Any active volcano destroys houses, throws lives into disarray and wreaks havoc in surrounding areas, but the Kilauea volcano in Hawaii attracts tourists. Tour boats are readily available. They depart from Hilo early in the morning and charge $225 to $258 for a three-hour ride. The incident of the “lava bomb” happened to one of the boats of Lava Ocean Tours. The company advertises on its website saying “boat tours are an exciting way to experience the molten hot lava entering the sea."

Shane Turpin was the captain of the boat involved in the incident.

He has said that his boat was nearly 250m away from the lava, and as they were leaving the area, there was the explosion.
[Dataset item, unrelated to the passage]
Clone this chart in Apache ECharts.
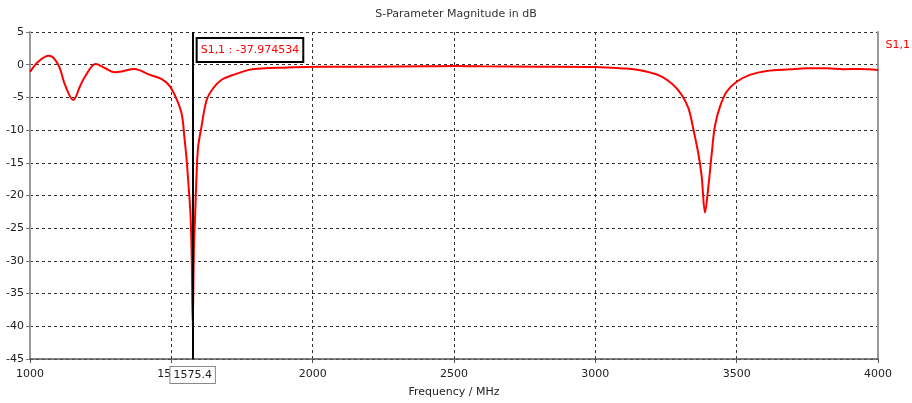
<!DOCTYPE html>
<html><head><meta charset="utf-8">
<script src="https://cdn.jsdelivr.net/npm/echarts@6/dist/echarts.min.js"></script>
<style>html,body{margin:0;padding:0;background:#fff}#c{width:912px;height:403px}</style>
</head><body><div id="c"></div>
<script>
var freq = [1000, 1030, 1067, 1100, 1124, 1153, 1177, 1195, 1232, 1265, 1300, 1324, 1369, 1424, 1466, 1495, 1519, 1537, 1546, 1554, 1562, 1568, 1572, 1575.5, 1580, 1584, 1590, 1595, 1607, 1625, 1648, 1678, 1719, 1778, 1830, 1896, 2014, 2200, 2400, 2500, 2600, 2800, 3000, 3087, 3158, 3229, 3276, 3305, 3329, 3347, 3364, 3376, 3388, 3400, 3412, 3423, 3441, 3465, 3500, 3547, 3606, 3689, 3748, 3818, 3877, 3936, 4000];
var s11 = [-1.1, 0.5, 1.35, 0, -3.1, -5.4, -3.3, -1.8, 0.1, -0.5, -1.15, -1.05, -0.64, -1.55, -2.2, -3.3, -5.3, -7.6, -11, -14.5, -19.1, -23.1, -29.2, -39.9, -28.2, -23.2, -16, -12.5, -9.4, -5.4, -3.6, -2.3, -1.55, -0.75, -0.55, -0.45, -0.3, -0.3, -0.25, -0.2, -0.25, -0.3, -0.35, -0.55, -0.85, -1.7, -3.1, -4.6, -6.6, -9.9, -13.5, -17, -22.6, -18.6, -13.5, -9.4, -6.4, -4.1, -2.6, -1.55, -0.95, -0.7, -0.55, -0.55, -0.7, -0.65, -0.8];
var markerFreq = 1575.4;
var markerValue = -37.974534;
var markerLabelY = 2.25;
var xTicks = [1000, 4000, 500];
var yTicks = [-45, 5, 5];

var FONT = 'DejaVu Sans';
var chart = echarts.init(document.getElementById('c'));
var pts = freq.map(function (f, i) { return [f, s11[i]]; });
chart.setOption({
  animation: false,
  title: { text: 'S-Parameter Magnitude in dB', left: 'center', top: 4,
    textStyle: { fontFamily: FONT, fontSize: 11, fontWeight: 'normal', color: '#333' } },
  legend: { right: 2, top: 38, padding: 0, icon: 'none', itemWidth: 0, itemGap: 0,
    data: ['S1,1'], textStyle: { fontFamily: FONT, fontSize: 11, color: '#ff0000', padding: 0 } },
  grid: { left: 30, right: 34, top: 32, bottom: 43 },
  xAxis: {
    type: 'value', min: xTicks[0], max: xTicks[1], interval: xTicks[2],
    name: 'Frequency / MHz', nameLocation: 'middle', nameGap: 28,
    nameTextStyle: { fontFamily: FONT, fontSize: 11, color: '#222' },
    axisLine: { show: true, onZero: false, lineStyle: { color: '#555', width: 1.5 } },
    axisTick: { show: true, length: 4, lineStyle: { color: '#555' } },
    axisLabel: { fontFamily: FONT, fontSize: 11, color: '#222', margin: 10,
      formatter: function (v) { return String(v); } },
    splitLine: { show: true, lineStyle: { color: '#333', type: [3, 3], width: 1 } }
  },
  yAxis: [{
    type: 'value', min: yTicks[0], max: yTicks[1], interval: yTicks[2],
    axisLine: { show: true, lineStyle: { color: '#999', width: 2 } },
    axisTick: { show: true, length: 4, lineStyle: { color: '#777' } },
    axisLabel: { fontFamily: FONT, fontSize: 11, color: '#222', margin: 6 },
    splitLine: { show: true, lineStyle: { color: '#333', type: [3, 3], width: 1 } }
  }, {
    type: 'value', min: yTicks[0], max: yTicks[1], interval: yTicks[2], position: 'right',
    axisLine: { show: true, lineStyle: { color: '#999', width: 2 } },
    axisTick: { show: false }, axisLabel: { show: false }, splitLine: { show: false }
  }],
  series: [{
    name: 'S1,1', type: 'line', data: pts, showSymbol: false, symbol: 'none',
    smooth: 0.35,
    lineStyle: { color: '#ff0000', width: 2 }, itemStyle: { color: '#ff0000' },
    markLine: {
      symbol: 'none', silent: true,
      lineStyle: { color: '#000', width: 2, type: 'solid' },
      label: { show: true, position: 'start', distance: 8, formatter: String(markerFreq),
        fontFamily: FONT, fontSize: 11, color: '#222', backgroundColor: '#fff',
        borderColor: '#888', borderWidth: 1, padding: [3, 3, 2, 3] },
      data: [{ xAxis: markerFreq }]
    },
    markPoint: {
      symbol: 'circle', symbolSize: 0, silent: true,
      label: { show: true, position: 'right', distance: 5,
        formatter: 'S1,1 : ' + markerValue.toFixed(6),
        fontFamily: FONT, fontSize: 11, color: '#ff0000', backgroundColor: '#fff',
        borderColor: '#000', borderWidth: 2, padding: [6, 3, 5, 3] },
      data: [{ coord: [markerFreq, markerLabelY] }]
    }
  }]
});
</script></body></html>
He also said there was no warning sign of the impending explosion.

Kilauea volcano gave no warning

The captain of the boat knows the Kilauea volcano well because he has lived on the Big Island since 1983 and has been navigating lava tourist boats for many years.

According to The Guardian, Shane Turpin has been observing and documenting these explosions for a long time. In his opinion, the sudden explosion without any warning signs before the blast was a new phenomenon. “There’s something new. There’s something really new,” he said.

The US Coast Guard has demarcated a safety zone where lava flows into the ocean off the Big Island.

Vessels should not violate that, but for experienced operators, the norms are relaxed provided they possess a special license to get close to the action.

This volcano in Hawaii has regularly been erupting for the past 35 years. It has entered a new phase by spurting lava through newly formed fissures in a residential neighborhood.